Due drammatici eventi rendono ancora più necessaria la nostra riflessione personale e comunitaria e interrogano la nostra coscienza: l’esperienza di Chiesa  durante la pandemia, ma non solo, e in particolare in questi giorni, la tragedia di una guerra che non può non mettere in crisi la coscienza di tutti e dei cristiani in particolare. Allora, più che soffermarci sul contarci come cristiani praticanti o meno, è urgente, oltre che attuale, chiederci con tutta franchezza, in particolare nei giorni della solenne memoria della Pasqua di Gesù Cristo, fino a che punto siamo consapevoli che la nostra partecipazione  e la nostra presenza nella società e nel mondo scaturiscono dall’evento fontale (che ne è fonte, origine, causa, ragione...) della passione, morte e risurrezione di Gesù Cristo, compimento della sua parola e della sua missione tra gli uomini e annuncio di una nuova possibilità di vita. In questo annuncio e dono di vita trova piena e realistica risposta la domanda sempre più insistente di relazioni davvero fraterne tra di noi(*) e la ricerca necessaria della pace. Non si vuole affatto mettere in dubbio la sincerità della domanda, ma sembra non esserci, però, altrettanta disponibilità a cercare la risposta  là dove ci è dato di trovarla. Il dove per i cristiani è un dono che parla di amore senza misura e di una fraternità senza confini. Dobbiamo dircelo con franchezza: è la Pasqua di Cristo che nel nostro battesimo è diventata anche la nostra pasqua. 

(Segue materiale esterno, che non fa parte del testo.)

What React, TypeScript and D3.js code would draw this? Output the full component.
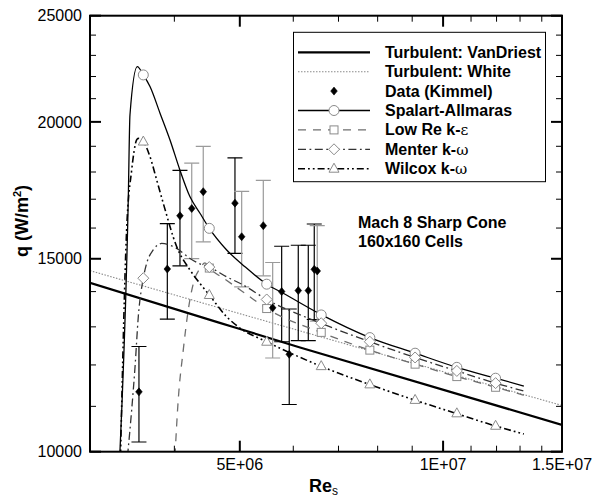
import React from 'react';
import * as d3 from 'd3';

const W = 594;
const H = 499;

// ---- axis ticks ----
const xTickMajor = [5e6, 1e7, 1.5e7];
const xTickLabels = ['5E+06', '1E+07', '1.5E+07'];
const xTickMinor = [4e6, 6e6, 7e6, 8e6, 9e6, 1.1e7, 1.2e7, 1.3e7, 1.4e7];
const yTickMajor = [10000, 15000, 20000, 25000];
const yTickLabels = ['10000', '15000', '20000', '25000'];
const yTickMinor = [11000, 12000, 13000, 14000, 16000, 17000, 18000, 19000, 21000, 22000, 23000, 24000];

// ---- correlations ----
const vanDriestX = [3e6, 4.67e6, 6.14e6, 1.5e7];
const vanDriestQ = [14260, 13110, 12450, 10580];
const whiteX = [3e6, 6.14e6, 1.5e7];
const whiteQ = [14630, 12890, 11020];

// ---- experimental data (Kimmel) ----
const kimmelX = [3.545e6, 3.905e6, 4.077e6, 4.244e6, 4.414e6, 4.918e6, 5.032e6, 5.417e6, 5.593e6, 5.767e6, 5.918e6, 6.103e6, 6.315e6, 6.445e6, 6.511e6];
const kimmelQ = [11340, 14680, 16420, 16670, 17270, 16860, 15710, 16080, 13530, 14000, 12270, 14030, 14030, 14670, 14620];
const kimmelErr = [0.1, 0.1, 0.1, 0.1, 0.1, 0.1, 0.1, 0.1, 0.1, 0.1, 0.1, 0.1, 0.1, 0.1, 0.1];
const kimmelGrey = [false, false, false, true, true, false, true, true, true, false, false, false, false, false, true];

// ---- CFD models ----
const saX = [3.32e6, 3.418e6, 3.438e6, 3.525e6, 3.598e6, 3.681e6, 3.809e6, 3.941e6, 4.077e6, 4.219e6, 4.365e6, 4.506e6, 4.781e6, 5.089e6, 5.48e6, 5.798e6, 6.61e6, 7.79e6, 9.09e6, 1.048e7, 1.196e7, 1.317e7];
const saQ = [9900, 16970, 20290, 22460, 22075, 21540, 20370, 19255, 18070, 17085, 16505, 15990, 15280, 14750, 14220, 13950, 13330, 12710, 12300, 11940, 11670, 11480];

const lowReX = [4.008e6, 4.053e6, 4.123e6, 4.194e6, 4.267e6, 4.365e6, 4.44e6, 4.506e6, 4.753e6, 5.089e6, 5.48e6, 6.594e6, 7.79e6, 9.09e6, 1.048e7, 1.196e7, 1.317e7];
const lowReQ = [9900, 11150, 12380, 13470, 14240, 14700, 14870, 14710, 14370, 13950, 13510, 12850, 12380, 12020, 11710, 11450, 11260];

const menterX = [3.409e6, 3.458e6, 3.498e6, 3.537e6, 3.598e6, 3.64e6, 3.722e6, 3.83e6, 4.031e6, 4.219e6, 4.365e6, 4.506e6, 4.781e6, 5.032e6, 5.48e6, 6.594e6, 7.79e6, 9.09e6, 1.048e7, 1.196e7, 1.317e7];
const menterQ = [9900, 10915, 11955, 13280, 14400, 14860, 15280, 15490, 15330, 15010, 14840, 14740, 14440, 14220, 13770, 13100, 12600, 12190, 11850, 11550, 11360];

const wilcoxX = [3.329e6, 3.399e6, 3.458e6, 3.517e6, 3.537e6, 3.598e6, 3.681e6, 3.766e6, 3.851e6, 4.031e6, 4.219e6, 4.365e6, 4.506e6, 4.781e6, 4.974e6, 5.48e6, 6.588e6, 7.773e6, 9.063e6, 1.044e7, 1.193e7, 1.317e7];
const wilcoxQ = [9900, 15930, 18070, 19255, 19320, 19190, 18590, 17700, 16860, 15390, 14650, 14240, 13900, 13280, 13000, 12600, 11970, 11520, 11150, 10840, 10560, 10380];

// marker stations (shared grid points)
const markX = [3.598e6, 4.506e6, 5.48e6, 6.6e6, 7.79e6, 9.09e6, 1.048e7, 1.196e7];
const saMark = [22075, 15990, 14220, 13330, 12710, 12300, 11940, 11670];
const lowReMark = [null, 14710, 13510, 12850, 12380, 12020, 11710, 11450];
const menterMark = [14400, 14740, 13770, 13100, 12600, 12190, 11850, 11550];
const wilcoxMark = [19190, 13900, 12600, 11970, 11520, 11150, 10840, 10560];

const FONT = "'Liberation Sans', Arial, Helvetica, sans-serif";
const GREY = '#8a8a8a';

const L = 90, R = 562, T = 15.7, B = 451.7;

const x = d3.scaleLog().domain([3e6, 1.5e7]).range([L, R]);
const y = d3.scaleLog().domain([10000, 25000]).range([B, T]);

function mk(xs: number[], qs: number[]) {
  return xs.map((v, i) => [v, qs[i]] as [number, number]);
}

const line = d3
  .line<[number, number]>()
  .x((d) => x(d[0]))
  .y((d) => y(d[1]))
  .curve(d3.curveMonotoneX);

function marker(type: string, cx: number, cy: number, key: string, color = GREY) {
  if (type === 'circle') return <circle key={key} cx={cx} cy={cy} r={5} fill="white" stroke={color} strokeWidth={1} />;
  if (type === 'square') return <rect key={key} x={cx - 4} y={cy - 4} width={8} height={8} fill="white" stroke={color} strokeWidth={1} />;
  if (type === 'diamond')
    return <path key={key} d={`M${cx},${cy - 5.5}L${cx + 5.5},${cy}L${cx},${cy + 5.5}L${cx - 5.5},${cy}Z`} fill="white" stroke={color} strokeWidth={1} />;
  if (type === 'triangle')
    return <path key={key} d={`M${cx},${cy - 5.5}L${cx + 5},${cy + 3.5}L${cx - 5},${cy + 3.5}Z`} fill="white" stroke={color} strokeWidth={1} />;
  if (type === 'filled')
    return <path key={key} d={`M${cx},${cy - 4}L${cx + 3.3},${cy}L${cx},${cy + 4}L${cx - 3.3},${cy}Z`} fill="black" stroke="black" strokeWidth={0.6} />;
  return null;
}

const models = [
  { name: 'sa', xs: saX, qs: saQ, marks: saMark, stroke: '#000', width: 1.3, dash: undefined as string | undefined, sym: 'circle' },
  { name: 'low', xs: lowReX, qs: lowReQ, marks: lowReMark, stroke: '#6e6e6e', width: 1.3, dash: '8,7', sym: 'square' },
  { name: 'men', xs: menterX, qs: menterQ, marks: menterMark, stroke: '#333', width: 1.3, dash: '8,3.5,1.8,3.5', sym: 'diamond' },
  { name: 'wil', xs: wilcoxX, qs: wilcoxQ, marks: wilcoxMark, stroke: '#000', width: 1.6, dash: '7,3,1.8,3,1.8,3', sym: 'triangle' },
];

const legendRows = [
  { label: 'Turbulent: VanDriest', type: 'vd' },
  { label: 'Turbulent: White', type: 'white' },
  { label: 'Data (Kimmel)', type: 'data' },
  { label: 'Spalart-Allmaras', type: 'sa' },
  { label: 'Low Re k-', greek: 'ε', type: 'low' },
  { label: 'Menter k-', greek: 'ω', type: 'men' },
  { label: 'Wilcox k-', greek: 'ω', type: 'wil' },
];

export default function App() {
  const legY0 = 52.3;
  const legDy = 19.4;
  return (
    <svg width={W} height={H} style={{ position: 'absolute', left: 0, top: 0, background: 'white' }} fontFamily={FONT}>
      <defs>
        <clipPath id="plot">
          <rect x={L} y={T} width={R - L} height={B - T} />
        </clipPath>
      </defs>
      <rect x={0} y={0} width={W} height={H} fill="white" />

      <g clipPath="url(#plot)">
        {/* correlations */}
        <path d={line(mk(whiteX, whiteQ)) || ''} fill="none" stroke={GREY} strokeWidth={1.1} strokeDasharray="1.5,1.5" />
        <path d={line(mk(vanDriestX, vanDriestQ)) || ''} fill="none" stroke="#000" strokeWidth={2.2} />

        {/* error bars */}
        {kimmelX.map((xv, i) => {
          const cx = x(xv);
          const top = y(kimmelQ[i] * (1 + kimmelErr[i]));
          const bot = y(kimmelQ[i] * (1 - kimmelErr[i]));
          const c = kimmelGrey[i] ? '#9a9a9a' : '#000';
          return (
            <g key={'eb' + i} stroke={c} strokeWidth={1.2}>
              <line x1={cx} x2={cx} y1={top} y2={bot} />
              <line x1={cx - 7.5} x2={cx + 7.5} y1={top} y2={top} />
              <line x1={cx - 7.5} x2={cx + 7.5} y1={bot} y2={bot} />
            </g>
          );
        })}

        {/* models */}
        {models.map((m) => (
          <path key={m.name} d={line(mk(m.xs, m.qs)) || ''} fill="none" stroke={m.stroke} strokeWidth={m.width} strokeDasharray={m.dash} />
        ))}
        {models.map((m) =>
          markX.map((xv, i) => (m.marks[i] == null ? null : marker(m.sym, x(xv), y(m.marks[i] as number), m.name + i)))
        )}

        {/* data points */}
        {kimmelX.map((xv, i) => marker('filled', x(xv), y(kimmelQ[i]), 'k' + i))}
      </g>

      {/* frame */}
      <rect x={L} y={T} width={R - L} height={B - T} fill="none" stroke="#000" strokeWidth={2} />

      {/* x ticks */}
      {xTickMajor.map((v, i) => (
        <g key={'xM' + i}>
          <line x1={x(v)} x2={x(v)} y1={B} y2={B - 11} stroke="#000" strokeWidth={2} />
          <line x1={x(v)} x2={x(v)} y1={T} y2={T + 11} stroke="#000" strokeWidth={2} />
          <text x={x(v)} y={469.5} textAnchor="middle" fontSize={16}>
            {xTickLabels[i]}
          </text>
        </g>
      ))}
      {xTickMinor.map((v, i) => (
        <g key={'xm' + i}>
          <line x1={x(v)} x2={x(v)} y1={B} y2={B - 6} stroke="#000" strokeWidth={1} />
          <line x1={x(v)} x2={x(v)} y1={T} y2={T + 6} stroke="#000" strokeWidth={1} />
        </g>
      ))}

      {/* y ticks */}
      {yTickMajor.map((v, i) => (
        <g key={'yM' + i}>
          <line x1={L} x2={L + 11} y1={y(v)} y2={y(v)} stroke="#000" strokeWidth={2} />
          <line x1={R} x2={R - 11} y1={y(v)} y2={y(v)} stroke="#000" strokeWidth={2} />
          <text x={82} y={y(v) + 5.7} textAnchor="end" fontSize={16}>
            {yTickLabels[i]}
          </text>
        </g>
      ))}
      {yTickMinor.map((v, i) => (
        <g key={'ym' + i}>
          <line x1={L} x2={L + 6} y1={y(v)} y2={y(v)} stroke="#000" strokeWidth={1} />
          <line x1={R} x2={R - 6} y1={y(v)} y2={y(v)} stroke="#000" strokeWidth={1} />
        </g>
      ))}

      {/* axis titles */}
      <text transform="translate(28,221) rotate(-90)" textAnchor="middle" fontSize={18} fontWeight="bold">
        q (W/m<tspan fontSize={11} dy={-7}>2</tspan>
        <tspan dy={7}>)</tspan>
      </text>
      <text x={309} y={492} fontSize={18} fontWeight="bold">
        Re<tspan fontSize={12} fontWeight="normal" dy={3}>s</tspan>
      </text>

      {/* annotation */}
      <text x={358} y={228} fontSize={16} fontWeight="bold">Mach 8 Sharp Cone</text>
      <text x={358} y={247} fontSize={16} fontWeight="bold">160x160 Cells</text>

      {/* legend */}
      <rect x={293.5} y={32.3} width={252} height={149.4} fill="white" stroke="#000" strokeWidth={1} />
      {legendRows.map((r, i) => {
        const ly = legY0 + i * legDy;
        let sample: React.ReactNode = null;
        if (r.type === 'vd') sample = <line x1={298} x2={370} y1={ly} y2={ly} stroke="#000" strokeWidth={2.2} />;
        else if (r.type === 'white')
          sample = <line x1={298} x2={370} y1={ly} y2={ly} stroke={GREY} strokeWidth={1.1} strokeDasharray="1.5,1.5" />;
        else if (r.type === 'data') sample = marker('filled', 334, ly, 'ld');
        else {
          const m = models.find((mm) => mm.name === r.type)!;
          sample = (
            <g>
              <line x1={298} x2={370} y1={ly} y2={ly} stroke={m.stroke} strokeWidth={m.width} strokeDasharray={m.dash} />
              {marker(m.sym, 334, ly, 'lm' + i)}
            </g>
          );
        }
        return (
          <g key={'leg' + i}>
            {sample}
            <text x={385} y={ly + 5.5} fontSize={16} fontWeight="bold">
              {r.label}
              {r.greek ? (
                <tspan fontFamily="'DejaVu Serif', 'Liberation Serif', serif" fontWeight="normal" fontSize={15}>
                  {r.greek}
                </tspan>
              ) : null}
            </text>
          </g>
        );
      })}
    </svg>
  );
}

 Come renderci allora responsabili di questa possibilità, sempre nuova, che ci è donata di vivere nell’amore e nella fraternità, per fare la nostra parte affinché tutta la realtà, il creato e gli umani, torni ad essere bella e buona, anzi molto bella e buona (cf Gn 1,31) come già è stata portata a compimento, come promessa per tutti noi, nell’ Uomo nuovo, il Cristo risorto?
 Una prima risposta sta nell’ impegnarci a essere tutti, e per primi, promotori di relazioni autentiche e fraterne e non aspettarci che siano gli altri a cominciare per primi. Dovremo, in altre parole, passare dal denunciarne la mancanza nella vita della comunità, a esserne protagonisti in prima persona. In particolare, nei momenti di frustrazione o di delusione, dovremo ri-centrare la nostra partecipazione nell’evento pasquale, ragione della nostra fraternità, e ritornare a meditare le  parole  del Risorto a Maria Maddalena: “Va’ a dirlo ai miei fratelli” (cf Gv 20,17). Non dicono  forse che l’evento pasquale, la possibilità nuova di vita che ci dona il Risorto, manifesta la sua efficacia ed è testimoniata là dove si vive come fratelli e sorelle?

 Come non fare, allora, della fraternità stessa il progetto di vita che ispira le scelte educative della comunità e delle famiglie? Come non riconoscere che per chi è giovane, ma non solo, immerso in un contesto sempre più saturo di connessioni, soltanto uno stile di vita fraterno rimane il luogo, primo e indispensabile, del rispetto reciproco, dell’ ascolto, del dialogo e della condivisione solidale? E di una fede credibile? Non è forse questo lo stile di vita capace di contrastare l’individualismo e l’indifferenza, prendendo coscienza che l’ essere estranei alla vita degli altri è negare che la vita stessa, la nostra,  fin dal suo inizio, è debitrice della relazione con gli altri? Negarci al noi è autocondannarci alla solitudine e alla sterilità di una vita senza amore. La Pasqua di Cristo continua ad essere l’attestazione della verità dell’umano: l’amore.

Se il nostro amore conosce fragilità, contraddizioni e fraintendimenti, l’amore che si rivela a Pasqua, è Amore gratuito, dono, grazia... per sempre.